Notre Dame To Join ACC Minus Football, Hockey

September 12, 2012 / FootballHockey
New York Times, Greg Bishop

http://www.nytimes.com/2012/09/13/sports/ncaafootball/notre-dame-to-join-acc-in-all-sports-but-football.html

In the latest realignment news, Notre Dame joined the Atlantic Coast Conference on Wednesday, the league announced in a statement. As the 15th member of the conference, Notre Dame will compete in all conference sports except football and hockey.

The move will reunite the Fighting Irish with Pittsburgh and Syracuse, two other members of the Big East Conference who left for the A.C.C. Notre Dame has long retained its football independence, and will continue to do so under the new agreement, but it will also now play five games a year against A.C.C. programs.

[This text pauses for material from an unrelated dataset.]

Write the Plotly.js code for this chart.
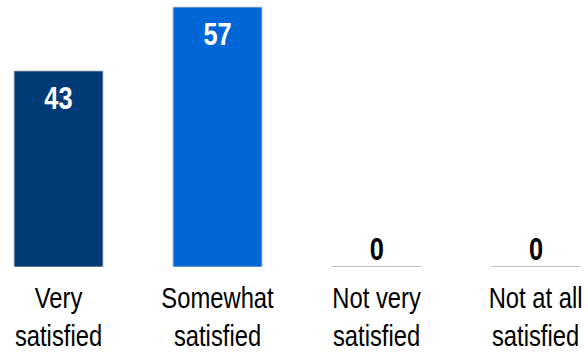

“We have monitored the changing conference landscape for many months and have concluded that moving to the A.C.C. is the best course of action for us,” Jack Swarbrick, Notre Dame’s athletic director, said in a statement. “We are able to maintain our historic independence in football, join the A.C.C.’s non-B.C.S. bowl package and provide a new and extremely competitive home for our other sports.”

The earliest Notre Dame could bolt from the Big East without an additional penalty is 2015. A full 27 months are currently required by the conference for teams to leave, although Pittsburgh and Syracuse paid a higher exit fee to leave earlier.

Notre Dame was a member of the Big East since 1995, with football and hockey also exceptions under that agreement.

The Irish’s football schedule features regular opponents like Southern California, Stanford, Purdue, Michigan, Michigan State, Boston College and Navy. That is likely to change now that five games will be contested against A.C.C. competition. Miami, which has faced Notre Dame in numerous memorable games through the years, is already in the A.C.C.

The A.C.C. will now require teams that leave the conference to pay exit fees three times the annual operating budget, which would equate to $50 million, the conference said in its statement.